2014-01-30

By: Stephanie Allen-Gobert

With today’s advancement and technology in the fields of dentistry and medicine, who could imagine having your tooth pulled with pliers? Despite, the United States spending nearly $600,000 in taxpayer dollars on Salang Hospital in Afghanistan, the hospital must still resort to medieval medical practices such as pulling teeth with pliers.

Salang Hospital is the only medical facility servicing the community of approximately 50,000. The hospital in Afghanistan’s Parwan Province, lacks essentials such as basic medical equipment, clean water, electricity, and a working sewage system.

A detailed report released Wednesday by the Special Inspector for Afghanistan Reconstruction (SIGAR), a federal government watchdog, details the good intentions of the U.S. contract that was commissioned in 2009 to build the hospital, and tries to get to the bottom of what went wrong. According to the SIGAR report, the USFOR-A (U.S. Forces-Afghanistan) commissioned to a local Afghan contractor, Shafi Hakimi Construction Company, to do the job in 2009 through a program designed to give Afghans jobs. A 20-bed hospital with surgery, X-ray rooms, a lab, a pharmacy, dental, pediatric, and mental wards was supposed to be built.

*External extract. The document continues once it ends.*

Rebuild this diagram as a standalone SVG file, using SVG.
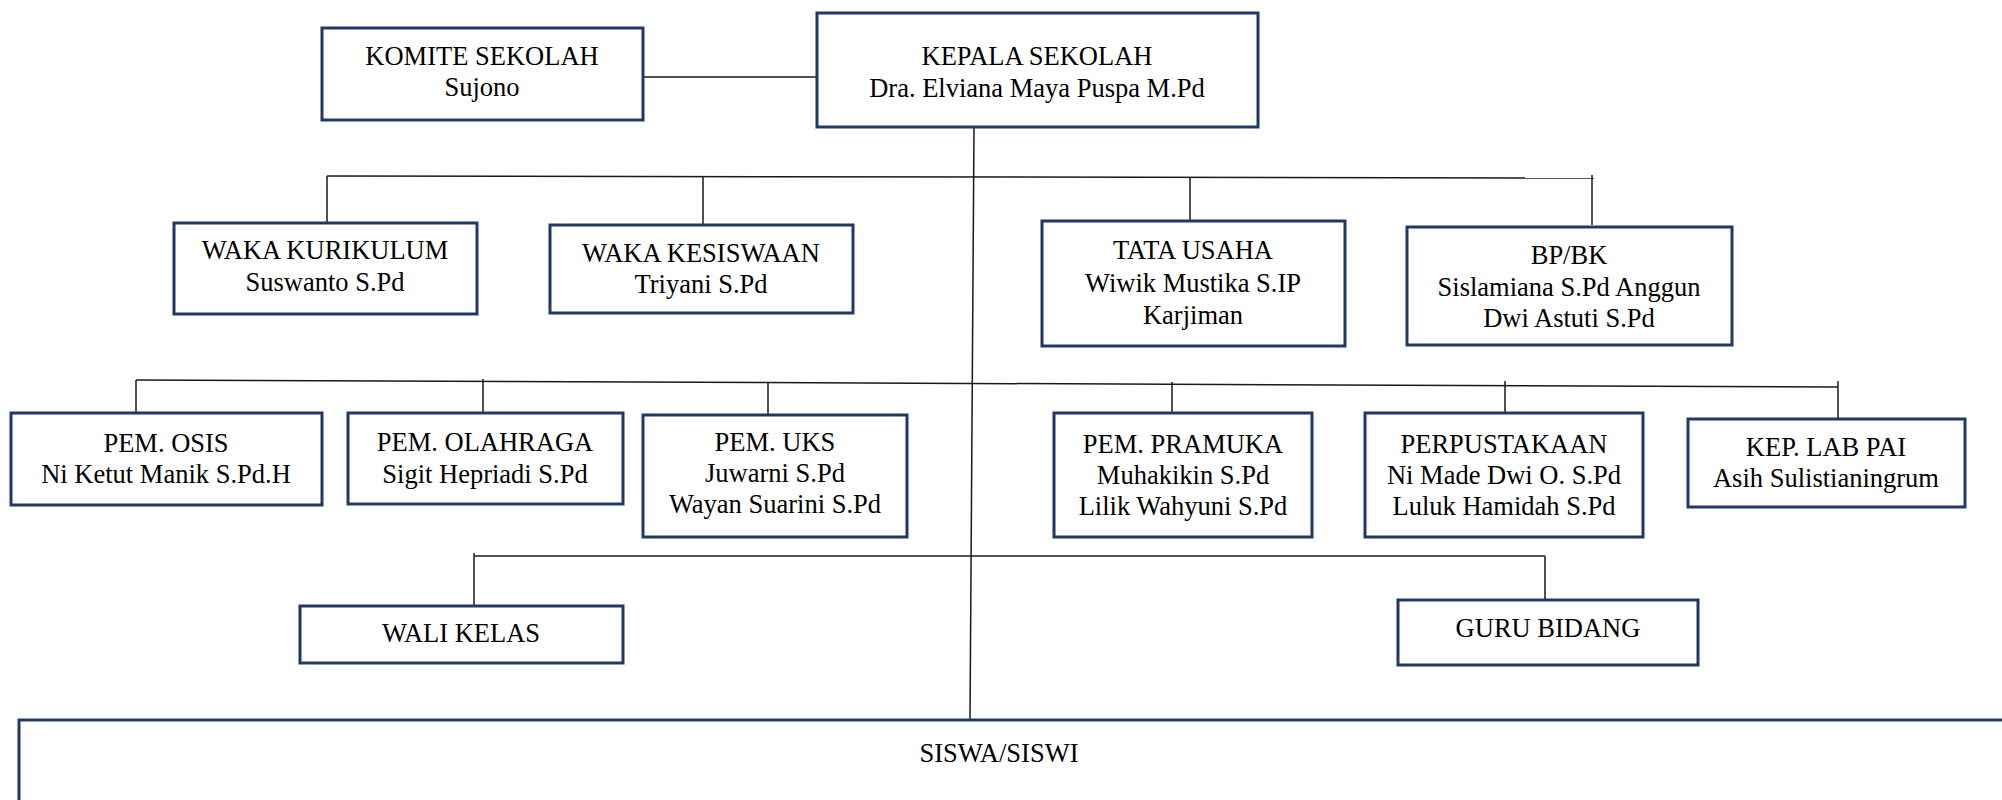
<svg xmlns="http://www.w3.org/2000/svg" width="2002" height="800" viewBox="0 0 2002 800">
<style>
.box{fill:#fff;stroke:#1f3864;stroke-width:3}
.ln{stroke:#1a1a1a;stroke-width:1.5;fill:none}
text{font-family:"Liberation Serif","Times New Roman",serif;font-size:26.5px;fill:#000;text-anchor:middle}
</style>
<rect width="2002" height="800" fill="#fff"/>
<g id="connectors">
<line class="ln" x1="643" y1="77" x2="817" y2="77"/>
<line class="ln" x1="974" y1="127" x2="970" y2="720"/>
<line class="ln" x1="327" y1="176" x2="1594" y2="178"/>
<line class="ln" x1="327" y1="176" x2="327" y2="223"/>
<line class="ln" x1="703" y1="176" x2="703" y2="224"/>
<line class="ln" x1="1190" y1="177" x2="1190" y2="221"/>
<line class="ln" x1="1592" y1="175" x2="1592" y2="225"/>
<line class="ln" x1="136" y1="380" x2="1838" y2="387"/>
<line class="ln" x1="136" y1="380" x2="136" y2="413"/>
<line class="ln" x1="483" y1="379" x2="483" y2="413"/>
<line class="ln" x1="768" y1="382" x2="768" y2="415"/>
<line class="ln" x1="1172" y1="382" x2="1172" y2="413"/>
<line class="ln" x1="1505" y1="381" x2="1505" y2="413"/>
<line class="ln" x1="1838" y1="381" x2="1838" y2="419"/>
<line class="ln" x1="474" y1="556" x2="1545" y2="556"/>
<line class="ln" x1="474" y1="553" x2="474" y2="606"/>
<line class="ln" x1="1545" y1="556" x2="1545" y2="604"/>
</g>
<g id="komite"><rect class="box" x="322" y="28" width="321" height="92"/><text x="482" y="65">KOMITE SEKOLAH</text><text x="482" y="96">Sujono</text></g>
<g id="kepala"><rect class="box" x="817" y="13" width="441" height="114"/><text x="1037" y="65">KEPALA SEKOLAH</text><text x="1037" y="97">Dra. Elviana Maya Puspa M.Pd</text></g>
<g id="waka-kurikulum"><rect class="box" x="174" y="223" width="303" height="91"/><text x="325" y="259">WAKA KURIKULUM</text><text x="325" y="291">Suswanto S.Pd</text></g>
<g id="waka-kesiswaan"><rect class="box" x="550" y="225" width="303" height="88"/><text x="701" y="262">WAKA KESISWAAN</text><text x="701" y="293">Triyani S.Pd</text></g>
<g id="tata-usaha"><rect class="box" x="1042" y="221" width="303" height="125"/><text x="1193" y="259">TATA USAHA</text><text x="1193" y="292">Wiwik Mustika S.IP</text><text x="1193" y="324">Karjiman</text></g>
<g id="bpbk"><rect class="box" x="1407" y="227" width="325" height="118"/><text x="1569" y="264">BP/BK</text><text x="1569" y="296">Sislamiana S.Pd Anggun</text><text x="1569" y="327">Dwi Astuti S.Pd</text></g>
<g id="pem-osis"><rect class="box" x="11" y="413" width="311" height="92"/><text x="166" y="452">PEM. OSIS</text><text x="166" y="483">Ni Ketut Manik S.Pd.H</text></g>
<g id="pem-olahraga"><rect class="box" x="348" y="413" width="275" height="91"/><text x="485" y="451">PEM. OLAHRAGA</text><text x="485" y="483">Sigit Hepriadi S.Pd</text></g>
<g id="pem-uks"><rect class="box" x="643" y="415" width="264" height="122"/><text x="775" y="451">PEM. UKS</text><text x="775" y="482">Juwarni S.Pd</text><text x="775" y="513">Wayan Suarini S.Pd</text></g>
<g id="pem-pramuka"><rect class="box" x="1054" y="413" width="258" height="124"/><text x="1183" y="453">PEM. PRAMUKA</text><text x="1183" y="484">Muhakikin S.Pd</text><text x="1183" y="515">Lilik Wahyuni S.Pd</text></g>
<g id="perpustakaan"><rect class="box" x="1365" y="413" width="278" height="124"/><text x="1504" y="453">PERPUSTAKAAN</text><text x="1504" y="484">Ni Made Dwi O. S.Pd</text><text x="1504" y="515">Luluk Hamidah S.Pd</text></g>
<g id="lab-pai"><rect class="box" x="1688" y="419" width="277" height="88"/><text x="1826" y="456">KEP. LAB PAI</text><text x="1826" y="487">Asih Sulistianingrum</text></g>
<g id="wali-kelas"><rect class="box" x="300" y="606" width="323" height="57"/><text x="461" y="642">WALI KELAS</text></g>
<g id="guru-bidang"><rect class="box" x="1398" y="600" width="300" height="65"/><text x="1548" y="637">GURU BIDANG</text></g>
<g id="siswa"><rect class="box" x="19" y="720" width="2010" height="120"/><text x="999" y="762">SISWA/SISWI</text></g>
</svg>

On a recent visit to the facility, NBC News observed the hospital’s desperate staff trying to administer care to patients like 12-year old Khorshid, who goes by only one name. The young girl came in with a toothache and left traumatized. “We have a total of six pieces of dental equipment,” said Dr. Said Maqsoud Sarwy, as he laid the rusty tools down on a table.  He pushed a chair against the wall, sat Khorshid down and poked around her top row of teeth with a pair of unsterilized scissors to determine which one hurt the most. “We don’t have what we need to check the teeth for cavities,” he frowned. “We don’t even have the equipment to help us determine whether we should extract a tooth or not.” That said, he decided to pull one of hers out.

“They should have had a team of observers here, making sure the work was done properly and that they were using the right materials,” the hospital’s administrator, Arsala, who only goes by one name, told NBC News. “Promises that were made to us here were broken,” said one of the nurses, Arzoo Mohammadi. She is part of the less than 17% of the proposed staff that was supposed to be hired to provide care to the rugged mountain community.

The delivery room at Salang Hospital consists of a one dirty, rusty bed standing in a puddle of flood water next to a moldy, wet wall, as reported by NBC on a recent visit. The limited staff working with three light bulbs or having to jerry-rig wires to a neighbor’s property to keep the hospital running at night, has been commended by SIGAR for making the best of a limited facility.

USFOR-A has been aware of the many issues plaguing the hospital since it conducted an inspection in 2012. In documents obtained by NBC News, USFOR-A said that due to “reduced combat forces, threats in the area, and reduced technical engineering assets…it could not conduct a re-inspection.